Morgan Spurlock’s Rats Is Engrossing, Disgusting, Can’t-Turn-Away TV

Leave it to Morgan Spurlock — the Oscar-nominated documentarian who brought us Super Size Me and 30 Days — to take on rats. His new “horrormentary” Rats is a wildly entertaining look at these sinister little beasts that are taking over the world. Rats premieres on Discovery Channel Saturday, Oct. 22 at 9/8p. Spurlock was inspired by New York Times best-selling author Robert Sullivan’s book Rats: Observations on the History & Habitat of the City’s Most Unwanted Inhabitants, for which Sullivan spent a year investigating rats and the people (sanitation crews, exterminators, activists) who interact with the creatures along an infested alley a few blocks off Wall Street. Spurlock takes that concept and goes global, bringing viewers face-to-face with these parasites while exploring our fears and fascinations.
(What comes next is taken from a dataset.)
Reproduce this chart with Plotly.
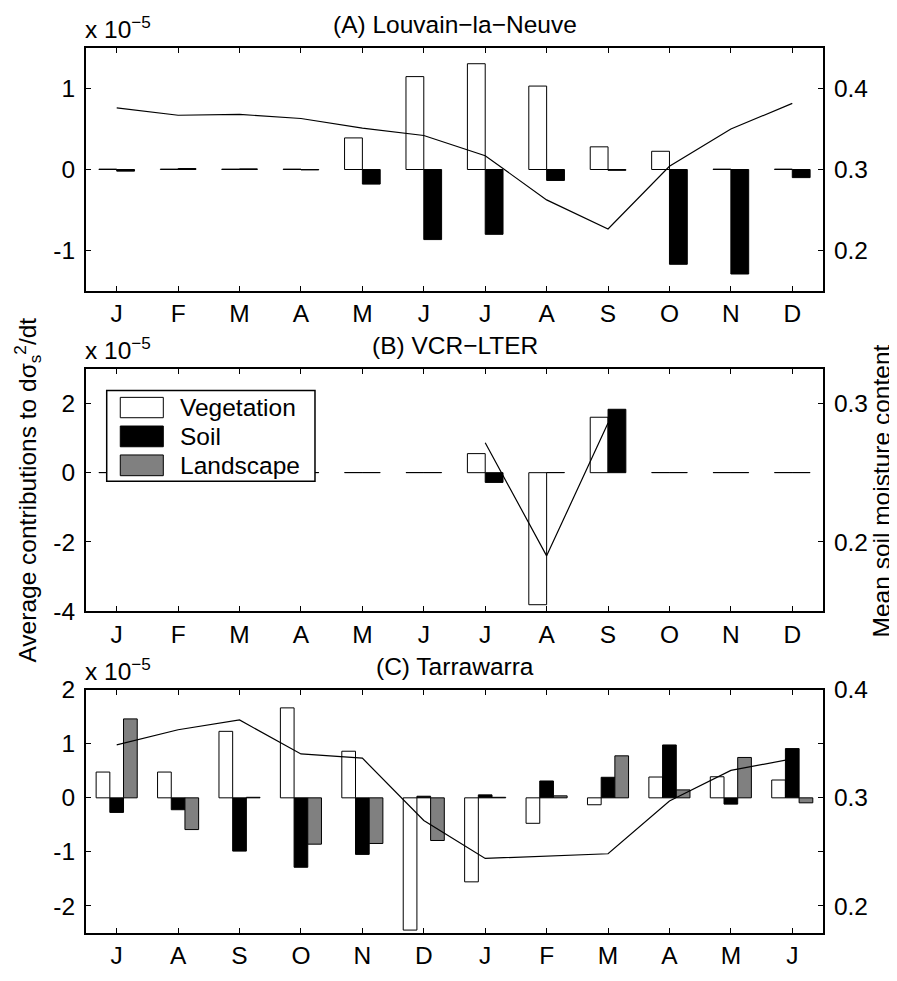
import plotly.graph_objects as go

# ---------------- data (units: 1e-5 for contributions) ----------------
months_A = ['J', 'F', 'M', 'A', 'M', 'J', 'J', 'A', 'S', 'O', 'N', 'D']
months_C = ['J', 'A', 'S', 'O', 'N', 'D', 'J', 'F', 'M', 'A', 'M', 'J']
xpos = list(range(1, 13))

# (A) Louvain-la-Neuve
veg_A = [0.005, 0.005, 0.005, 0.005, 0.39, 1.147, 1.306, 1.03, 0.28, 0.225, 0.005, 0.005]
soil_A = [-0.02, 0.012, 0.008, -0.005, -0.18, -0.865, -0.80, -0.135, -0.01, -1.17, -1.29, -0.10]
sm_A = [0.376, 0.367, 0.368, 0.363, 0.351, 0.342, 0.317, 0.2625, 0.2266, 0.304, 0.350, 0.3816]

# (B) VCR-LTER
veg_B = [0.005, 0.005, 0.005, 0.005, 0.005, 0.005, 0.55, -3.81, 1.60, 0.005, 0.005, 0.005]
soil_B = [0.005, 0.005, 0.005, 0.005, 0.005, 0.005, -0.28, 0.005, 1.83, 0.005, 0.005, 0.005]
sm_B = [None, None, None, None, None, None, 0.2716, 0.190, 0.2858, None, None, None]

# (C) Tarrawarra
veg_C = [0.477, 0.477, 1.23, 1.664, 0.862, -2.446, -1.554, -0.471, -0.128, 0.385, 0.39, 0.33]
soil_C = [-0.27, -0.22, -0.985, -1.284, -1.046, 0.03, 0.055, 0.312, 0.38, 0.978, -0.116, 0.911]
land_C = [1.46, -0.587, 0.01, -0.857, -0.844, -0.789, 0.01, 0.037, 0.777, 0.147, 0.747, -0.092]
sm_C = [0.349, 0.363, 0.372, 0.3406, 0.3367, 0.279, 0.244, 0.2459, 0.2483, 0.297, 0.3254, 0.336]

series_names = ['Vegetation', 'Soil', 'Landscape']
series_colors = ['white', 'black', '#808080']

yticks_A = [-1, 0, 1]
yticks_B = [-4, -2, 0, 2]
yticks_C = [-2, -1, 0, 1, 2]
rticks_A = [0.2, 0.3, 0.4]
rticks_B = [0.2, 0.3]
rticks_C = [0.2, 0.25, 0.3, 0.35, 0.4]
rtext_C = ['0.2', ' ', '0.3', ' ', '0.4']

FONT = 'Liberation Sans'
FS = 24.5

fig = go.Figure()


def add_bars(vals, idx, xa, ya, width, offset):
    fig.add_trace(go.Bar(
        x=xpos, y=vals, xaxis=xa, yaxis=ya, width=width, offset=offset,
        marker=dict(color=series_colors[idx], line=dict(color='black', width=1)),
        name=series_names[idx], showlegend=False))


def add_line(vals, xa, ya):
    fig.add_trace(go.Scatter(
        x=xpos, y=vals, xaxis=xa, yaxis=ya, mode='lines',
        line=dict(color='black', width=1.2), showlegend=False, connectgaps=False))


# Panel A
add_bars(veg_A, 0, 'x', 'y', 0.29, -0.29)
add_bars(soil_A, 1, 'x', 'y', 0.29, 0.0)
add_line(sm_A, 'x', 'y2')
# Panel B
add_bars(veg_B, 0, 'x2', 'y3', 0.29, -0.29)
add_bars(soil_B, 1, 'x2', 'y3', 0.29, 0.0)
add_line(sm_B, 'x2', 'y4')
# Panel C
add_bars(veg_C, 0, 'x3', 'y5', 0.223, -0.335)
add_bars(soil_C, 1, 'x3', 'y5', 0.223, -0.112)
add_bars(land_C, 2, 'x3', 'y5', 0.223, 0.111)
add_line(sm_C, 'x3', 'y6')

dom_A = [0.7254, 1.0]
dom_B = [0.3635, 0.6376]
dom_C = [0.0, 0.2749]

axis_common = dict(showline=True, linecolor='black', linewidth=2, ticks='inside',
                   ticklen=5, tickwidth=1, tickcolor='black', showgrid=False,
                   zeroline=False, tickfont=dict(family=FONT, size=FS, color='black'))


def xax(anchor, labels):
    d = dict(axis_common)
    d.update(anchor=anchor, domain=[0, 1], range=[0.5, 12.5], tickmode='array',
             tickvals=xpos, ticktext=labels, mirror='ticks', ticklabelstandoff=0)
    return d


def yax(anchor, dom, rng, tv):
    d = dict(axis_common)
    d.update(anchor=anchor, domain=dom, range=rng, tickmode='array', tickvals=tv,
             ticktext=[str(v) for v in tv], mirror=True, ticklabelstandoff=4)
    return d


def rax(anchor, over, rng, tv, tt=None):
    d = dict(axis_common)
    d.update(anchor=anchor, overlaying=over, side='right', range=rng, tickmode='array',
             tickvals=tv, ticktext=tt if tt else [str(v) for v in tv], ticklabelstandoff=4)
    return d


fig.update_layout(
    width=889, height=973,
    margin=dict(l=78, r=74, t=40, b=37),
    paper_bgcolor='white', plot_bgcolor='white',
    barmode='overlay',
    font=dict(family=FONT, size=FS, color='black'),
    showlegend=False,
    xaxis=xax('y', months_A),
    yaxis=yax('x', dom_A, [-1.5, 1.5], yticks_A),
    yaxis2=rax('x', 'y', [0.15, 0.45], rticks_A),
    xaxis2=xax('y3', months_A),
    yaxis3=yax('x2', dom_B, [-4, 3], yticks_B),
    yaxis4=rax('x2', 'y3', [0.15, 0.325], rticks_B),
    xaxis3=xax('y5', months_C),
    yaxis5=yax('x3', dom_C, [-2.5, 2], yticks_C),
    yaxis6=rax('x3', 'y5', [0.175, 0.4], rticks_C, rtext_C),
)

annots = []
titles = ['(A) Louvain\u2212la\u2212Neuve', '(B) VCR\u2212LTER', '(C) Tarrawarra']
for t, (xr, yr) in zip(titles, [('x', 'y'), ('x2', 'y3'), ('x3', 'y5')]):
    annots.append(dict(text=t, xref=xr + ' domain', yref=yr + ' domain', x=0.5, y=1,
                       xanchor='center', yanchor='bottom', yshift=8, showarrow=False,
                       font=dict(family=FONT, size=FS, color='black')))
    annots.append(dict(text='x 10<sup>\u22125</sup>', xref=xr + ' domain', yref=yr + ' domain',
                       x=0, y=1, xanchor='left', yanchor='bottom', yshift=3, xshift=-3,
                       showarrow=False, font=dict(family=FONT, size=FS, color='black')))

annots.append(dict(text='Average contributions to d\u03c3<sub>s</sub><sup>2</sup>/dt',
                   xref='paper', yref='paper', x=-0.080, y=0.5, textangle=-90,
                   xanchor='center', yanchor='middle', showarrow=False,
                   font=dict(family=FONT, size=FS, color='black')))
annots.append(dict(text='Mean soil moisture content',
                   xref='paper', yref='paper', x=1.080, y=0.5, textangle=-90,
                   xanchor='center', yanchor='middle', showarrow=False,
                   font=dict(family=FONT, size=FS, color='black')))

# Legend (panel B)
shapes = [dict(type='rect', xref='x2 domain', yref='y3 domain', x0=0.0281, x1=0.3107,
               y0=0.5358, y1=0.9104, line=dict(color='black', width=1.5), fillcolor='white',
               layer='above')]
patch_y = [(0.798, 0.8819), (0.6783, 0.7638), (0.559, 0.6445)]
for i, (y0, y1) in enumerate(patch_y):
    shapes.append(dict(type='rect', xref='x2 domain', yref='y3 domain', x0=0.0465, x1=0.1049,
                       y0=y0, y1=y1, line=dict(color='black', width=1),
                       fillcolor=series_colors[i], layer='above'))
    annots.append(dict(text=series_names[i], xref='x2 domain', yref='y3 domain',
                       x=0.1253, y=(y0 + y1) / 2, xanchor='left', yanchor='middle',
                       showarrow=False, font=dict(family=FONT, size=FS, color='black')))

fig.update_layout(annotations=annots, shapes=shapes)
fig.write_html('out.html')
The film is both enlightening and terrifying — in subject matter and pace — as it follows the traditional documentary format but makes us cringe, jump and gag along the way. [The dissection of a rat where scientists pull out a live fly larva had me reaching for my garbage can. Thank you, Mr. Spurlock.]  Of course a documentary on rats needs to feature New York City’s finest, so viewers will be treated to a walking tour around the city where experts point out the rats along city streets, in parks, subway tunnels, really everywhere. Ed Sheen, an exterminator who has been dealing with these diabolical animals for the past 48 years, says while NYC has 8.2 million people, the city also has 8.2 million rats and these rats “are dribbling urine all over your dishes.” Ugh!

Clearly, the greatest thing rats pose to us is disease – with leptospirosis being one of the most deadly. These facts are lobbed at us throughout the documentary, and they are going to leave you jaw dropped (rats can carry 500 million viruses on one foot) and downright afraid (this is an animal that if it has the opportunity will attack).

Spurlock takes his cameras beyond New York City and goes to the English countryside, where packs of terriers hunt and kill the varmints. Cameras also follow a group of residents in India who are revered as the Night Rat Killers, as they prowl the city for rats, capturing them with nets and then snapping their necks with their bare hands. Equally disgusting, yet utterly engrossing, is Spurlock’s coverage of a New Orleans lab where scientists are studying how flooding and abandoned neighborhoods have increased the infestation.

It’s truly a can’t-turn-away TV experience. Thank Spurlock for your nightmares.